Maharashtra on Friday unveiled a new Agriculture Export Policy (AEP) in line with the Centre’s directives to states to formulate region-specific policies with a focus on promoting exports of geographical indication- (GI) certified and ‘unique’, region-specific products.

The policy focuses on developing entrepreneurs in agri exports and diversifying the export basket to boost high-value and value-added agricultural exports. It also aims at providing an institutional mechanism for pursuing market access in addition to tackling barriers and deal with sanitary and phytosanitary issues.

“Around 26 agricultural products have been granted GI tag from the state and we will be working towards boosting exports of these products,” said Sunil Pawar, managing director of the Maharashtra State Agriculture Marketing Board, which will function as the nodal agency for agri-exports promotion.

Anoop Kumar, principal secretary (cooperation and marketing), Maharashtra, said the state government will launch an aggressive marketing programme for 11 GI-tagged products through the state marketing federation to ensure premium remuneration for farmers. Maharashtra is the second-largest producer of fruits in the country with a production of 12%, and exports grapes, mangoes, pomegranates, onions and bananas.

GI registration provides exclusive right to the community concerned to promote and sell the products in world markets. Of the 417 GI certifications granted by India so far, around 150 belong to the agricultural and food sectors.

The Centre’s AEP launched in December 2018 has identified six agri export clusters in Maharashtra to promote shipment of mangoes, pomegranates, bananas, oranges, grapes and onions. The state government has identified 21 such clusters and sub-clusters which have a high potential of exports. These clusters will focus on fruits, including alphonso mangoes, kesar mangoes, pomegranates, grapes and oranges, pulses, oilseeds, jaggery, spices, dairy products, fisheries, cashews and raisins.

Maharashtra’s policy also seeks to encourage farmer producer companies to participate in exports.
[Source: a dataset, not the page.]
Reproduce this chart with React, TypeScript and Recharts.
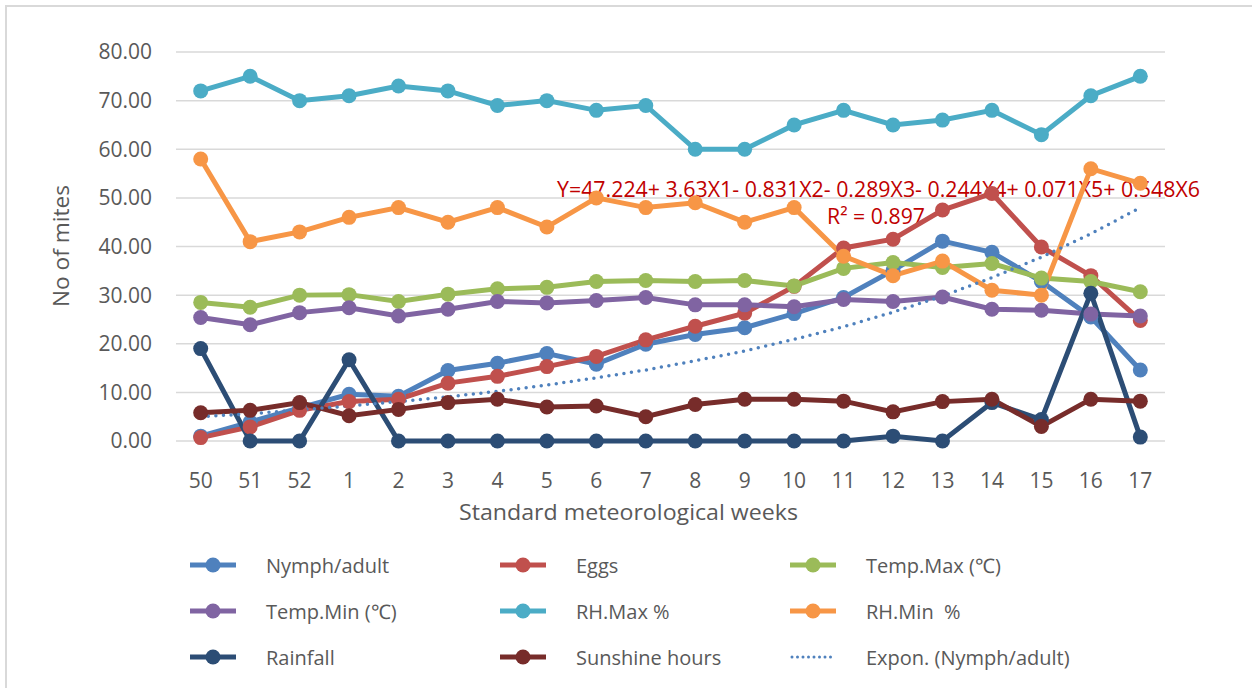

APEDA, MPEDA, EIC and other commodity boards will provide a framework for ownership of the supply chain, starting from farmer registrations, FPO formation, provision of quality inputs, price discovery, farmer training through technical organisation and third-party certification.
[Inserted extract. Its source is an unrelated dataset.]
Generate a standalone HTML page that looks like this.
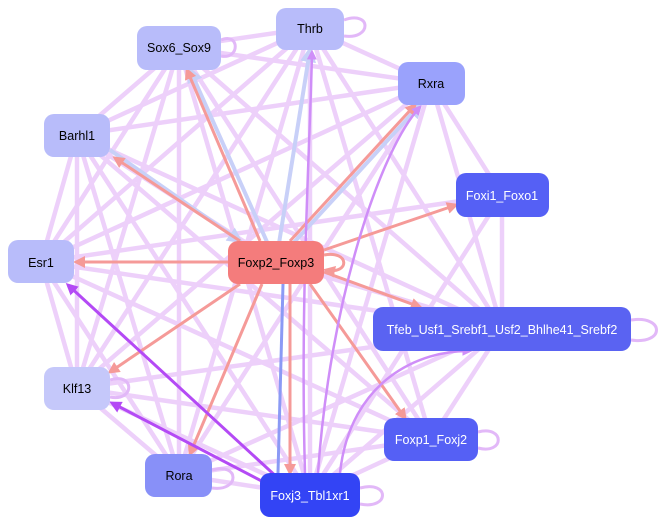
<!DOCTYPE html>
<html><head><meta charset="utf-8"><style>
html,body{margin:0;padding:0;background:#fff;}
svg{display:block;font-family:"Liberation Sans",sans-serif;}
</style></head><body>
<svg width="664" height="525" viewBox="0 0 664 525" xmlns="http://www.w3.org/2000/svg">
<defs>
<marker id="al" markerWidth="4" markerHeight="4" refX="3" refY="2" orient="auto" markerUnits="strokeWidth"><path d="M0,0L4,2L0,4z" fill="#e6c4f8"/></marker>
<marker id="as" markerWidth="4" markerHeight="4" refX="3" refY="2" orient="auto" markerUnits="strokeWidth"><path d="M0,0L4,2L0,4z" fill="#f59a98"/></marker>
<marker id="ab" markerWidth="4" markerHeight="4" refX="3" refY="2" orient="auto" markerUnits="strokeWidth"><path d="M0,0L4,2L0,4z" fill="#c8d0f8"/></marker>
<marker id="ap" markerWidth="4" markerHeight="4" refX="3" refY="2" orient="auto" markerUnits="strokeWidth"><path d="M0,0L4,2L0,4z" fill="#b44af5"/></marker>
<marker id="am" markerWidth="4" markerHeight="4" refX="3" refY="2" orient="auto" markerUnits="strokeWidth"><path d="M0,0L4,2L0,4z" fill="#cf8ef8"/></marker>
</defs>
<g stroke="#edcefa" stroke-width="4.5" fill="none" opacity="0.95" marker-end="url(#al)">
<line x1="310" y1="28" x2="179" y2="47"/><line x1="310" y1="28" x2="431" y2="83"/>
<line x1="310" y1="28" x2="77" y2="135"/><line x1="310" y1="28" x2="41" y2="262"/>
<line x1="310" y1="28" x2="77" y2="388"/><line x1="310" y1="28" x2="179" y2="475"/>
<line x1="310" y1="28" x2="310" y2="495"/><line x1="310" y1="28" x2="502" y2="329"/>
<line x1="310" y1="28" x2="431" y2="439"/>
<line x1="179" y1="47" x2="431" y2="83"/><line x1="179" y1="47" x2="77" y2="135"/>
<line x1="179" y1="47" x2="41" y2="262"/><line x1="179" y1="47" x2="77" y2="388"/>
<line x1="179" y1="47" x2="179" y2="475"/><line x1="179" y1="47" x2="310" y2="495"/>
<line x1="179" y1="47" x2="502" y2="329"/><line x1="179" y1="47" x2="431" y2="439"/>
<line x1="431" y1="83" x2="77" y2="135"/><line x1="431" y1="83" x2="41" y2="262"/>
<line x1="431" y1="83" x2="77" y2="388"/><line x1="431" y1="83" x2="310" y2="495"/>
<line x1="431" y1="83" x2="502" y2="329"/><line x1="431" y1="83" x2="179" y2="475"/>
<line x1="77" y1="135" x2="41" y2="262"/><line x1="77" y1="135" x2="77" y2="388"/>
<line x1="77" y1="135" x2="179" y2="475"/><line x1="77" y1="135" x2="310" y2="495"/>
<line x1="77" y1="135" x2="502" y2="329"/><line x1="77" y1="135" x2="431" y2="439"/>
<line x1="41" y1="262" x2="77" y2="388"/><line x1="41" y1="262" x2="179" y2="475"/>
<line x1="41" y1="262" x2="502" y2="329"/><line x1="41" y1="262" x2="431" y2="439"/>
<line x1="41" y1="262" x2="502" y2="195"/>
<line x1="77" y1="388" x2="179" y2="475"/><line x1="77" y1="388" x2="310" y2="495"/>
<line x1="77" y1="388" x2="502" y2="329"/><line x1="77" y1="388" x2="431" y2="439"/>
<line x1="179" y1="475" x2="310" y2="495"/><line x1="179" y1="475" x2="502" y2="329"/>
<line x1="179" y1="475" x2="431" y2="439"/>
<line x1="310" y1="495" x2="502" y2="329"/><line x1="310" y1="495" x2="431" y2="439"/>
<line x1="310" y1="495" x2="502" y2="195"/>
<line x1="431" y1="439" x2="502" y2="329"/><line x1="502" y1="195" x2="502" y2="329"/>
<line x1="431" y1="83" x2="502" y2="195"/>
<line x1="276" y1="262" x2="502" y2="329"/><line x1="77" y1="135" x2="276" y2="262"/>
</g>
<g stroke="#c8d0f8" stroke-width="4" fill="none" marker-end="url(#ab)">
<line x1="276" y1="262" x2="310" y2="50"/><line x1="276" y1="262" x2="190" y2="70"/>
<line x1="276" y1="262" x2="420" y2="105"/><line x1="110" y1="150" x2="240" y2="241"/>
</g>
<line x1="278" y1="473" x2="283" y2="284" stroke="#8b9af5" stroke-width="3"/>
<g stroke="#f59a98" stroke-width="3" fill="none" marker-end="url(#as)">
<line x1="290" y1="241" x2="415" y2="105"/><line x1="324" y1="250" x2="456" y2="205"/>
<line x1="324" y1="272" x2="420" y2="307"/><line x1="310" y1="284" x2="405" y2="418"/>
<line x1="228" y1="262" x2="76" y2="262"/><line x1="240" y1="284" x2="110" y2="372"/>
<line x1="262" y1="284" x2="190" y2="454"/><line x1="240" y1="241" x2="115" y2="158"/>
<line x1="260" y1="241" x2="187" y2="70"/><line x1="290" y1="284" x2="290" y2="473"/>
<path d="M324,255 C350,250 350,275 326,270"/>
</g>
<g stroke="#b44af5" stroke-width="3" fill="none" marker-end="url(#ap)">
<line x1="280" y1="480" x2="68" y2="285"/><line x1="275" y1="488" x2="112" y2="403"/>
</g>
<g stroke="#cf8ef8" stroke-width="2.5" fill="none" marker-end="url(#am)">
<path d="M318,473 C330,300 380,150 420,107"/>
<path d="M305,473 C300,300 310,150 312,52"/>
<path d="M340,473 C350,380 420,350 470,351"/>
</g>
<g fill="none" stroke="#e2b8f8" stroke-width="3">
<path d="M344,20 C372,10 372,40 344,36"/><path d="M478,432 C505,425 505,455 478,448"/>
<path d="M631,320 C665,315 665,345 631,340"/><path d="M360,488 C390,480 390,510 360,504"/>
<path d="M110,380 C135,372 135,402 110,397"/><path d="M221,40 C240,32 240,60 221,56"/>
<path d="M212,470 C240,462 240,492 212,488"/>
</g>
<g font-size="12.5" text-anchor="middle">
<rect x="276" y="8" width="68" height="42" rx="10" fill="#b8bcfa"/><text x="310" y="33">Thrb</text>
<rect x="137" y="26" width="84" height="44" rx="10" fill="#b8bcfa"/><text x="179" y="52">Sox6_Sox9</text>
<rect x="398" y="62" width="67" height="43" rx="10" fill="#9aa2fc"/><text x="431" y="88">Rxra</text>
<rect x="44" y="114" width="66" height="43" rx="10" fill="#b8bcfa"/><text x="77" y="140">Barhl1</text>
<rect x="456" y="173" width="93" height="44" rx="10" fill="#5560f5"/><text x="502" y="200" fill="#fff">Foxi1_Foxo1</text>
<rect x="8" y="240" width="66" height="43" rx="10" fill="#b8bcfa"/><text x="41" y="267">Esr1</text>
<rect x="228" y="241" width="96" height="43" rx="10" fill="#f47c7c"/><text x="276" y="267">Foxp2_Foxp3</text>
<rect x="373" y="307" width="258" height="44" rx="10" fill="#5a63f2"/><text x="502" y="334" fill="#fff">Tfeb_Usf1_Srebf1_Usf2_Bhlhe41_Srebf2</text>
<rect x="44" y="367" width="66" height="43" rx="10" fill="#c5c8fa"/><text x="77" y="393">Klf13</text>
<rect x="384" y="418" width="94" height="43" rx="10" fill="#5560f5"/><text x="431" y="444" fill="#fff">Foxp1_Foxj2</text>
<rect x="145" y="454" width="67" height="43" rx="10" fill="#8890f8"/><text x="179" y="480">Rora</text>
<rect x="260" y="473" width="100" height="44" rx="10" fill="#3344f5"/><text x="310" y="500" fill="#fff">Foxj3_Tbl1xr1</text>
</g>
</svg>
</body></html>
The Maharashtra export policy has pegged post-harvest losses at 5-10% for non-perishables and about 30% for perishables.

Since the AEP’s launch, 21 states and two Union Territories have finalised their state-specific action plans. In accordance with the Centre’s policy, Maharashtra has established a state-level steering committee under the chairmanship of the principal secretary, cooperation and marketing, and a cluster facilitation cell under the guidance of district collectors.

The thrust of the policy is on developing product-specific clusters in various agro-climatic zones of the country to help deal with supply side issues.

More than 41 clusters have been identified for export promotion of 18 products. Some of the clusters include Shopian (Jammu and Kashmir) and Kinnaur (Himachal Pradesh) for apples, Lucknow (Uttar Pradesh), Kutch (Gujarat) and Mahbubnagar (Telangana) for mangoes, Anantpur (Andhra Pradesh) and Theni (Tamil Nadu) for bananas, Nashik (Maharashtra) for grapes, Siphahijala (Tripura) for pineapples, Solapur (Maharashtra) and Chitradurga (Karnataka) for pomegranates and West Jaintia Hills (Meghalaya) for turmeric.